Exploring Cultural Diversity in Experimental Sound

Lead Research Organisation: University of Greenwich
Department Name: Creative Prof. & Digital Arts, FACH


The Black Lives Matter movement has thrown into sharp relief many examples of institutional Whiteness which demand investigation and critical reflection. Experimental Sound practices - creativity in which sound is the basis of the artform, including: noise, sound art, electroacoustic music, soundscape and improvisation - are overwhelmingly dominated by White affluent male practitioners, leaving very little space for alternative experiences or diverse role models.

Much recent work in diversifying the field has focussed on gender representation, and while this work is laudable and absolutely vital, there is need to address other instances of poor diversity, such as ethnicity. Black and South Asian artists are some of the least represented within the genre of experimental sound. Their experiences, therefore, provide a valuable counterpoint to the normalised White majority. This research will engage directly with practitioners as key informants, commissioning them to develop compositions which act as sites of critical reflection, enabling the researchers to draw out and unpack understandings of diverse experiences within experimental sound. As Tim Ingold argues, there is a distinction to be made between 'knowing about and knowing through' (Ingold 2013, Making). Thus, six practitioners, representing a diversity of aesthetic styles, career positions, age, genders and backgrounds will be commissioned as key informants to develop works and to share their practices, accessed longitudinally through a range of complimentary methodologies (including anthropological participant observation, practice research, interviews and focus group discussion). Key informants will provide access to additional diverse practitioners and informants who will be interviewed on a one-by-one basis.

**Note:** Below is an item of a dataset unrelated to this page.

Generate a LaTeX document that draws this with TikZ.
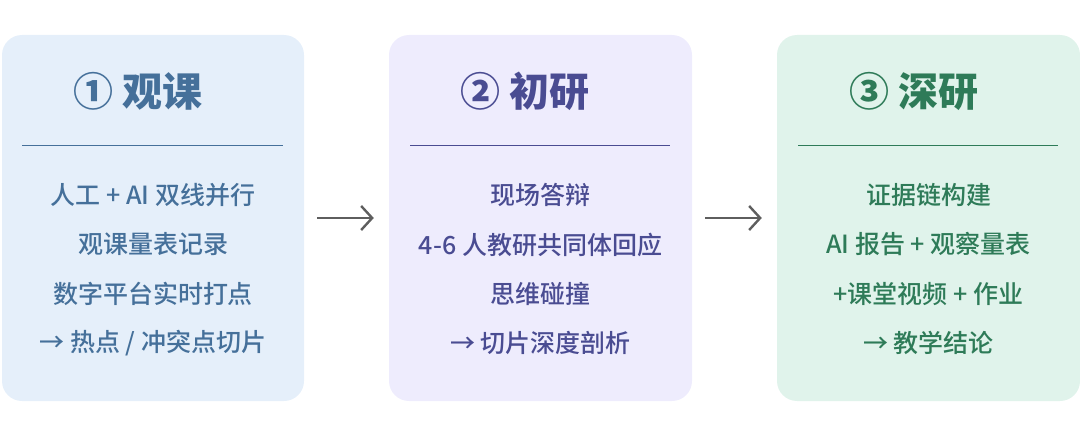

We will also engage key stakeholders and partners from industry (Musicians Union; Punch Records; Ammo Talwar, Chair of UK Music's Equality and Diversity Taskforce), arts charities (Sound and Music; Usurp Arts), and UK HEIs (British Electroacoustic Network), to expand these individual experiences into the wider context of arts and cultural policy. Outcomes from this research will inform the development of a white paper policy document highlighting the challenges inherent for practitioners of diverse cultural backgrounds as they seek to navigate an artform that is institutionally White.

This research has potential to inform UK policy in diversity for arts, culture and music education, creating social and cultural impact by enabling our society to become more enriched, resilient, and enabling diverse communities to play equal roles within contemporary artistic practices.

Culture contributes £11billion to the UK economy each year, and British pre-eminence in this area is founded on the contributions made by all of the UK's diverse cultures. Empowering diversity of creativity, the independence of alternative voices and the potential for new ideas and innovation has the potential to benefit not just individuals involved in Experimental Sound practices, but the wider artistic and cultural sector of the UK economy.

In engaging with this vital topic, we have the opportunity to catalyse action which can bring about positive change in the artform. Outputs can inform policies which will guide the actions of both universities, educating and providing opportunities for new practitioners, and cultural organisations fostering contemporary music practices in the UK.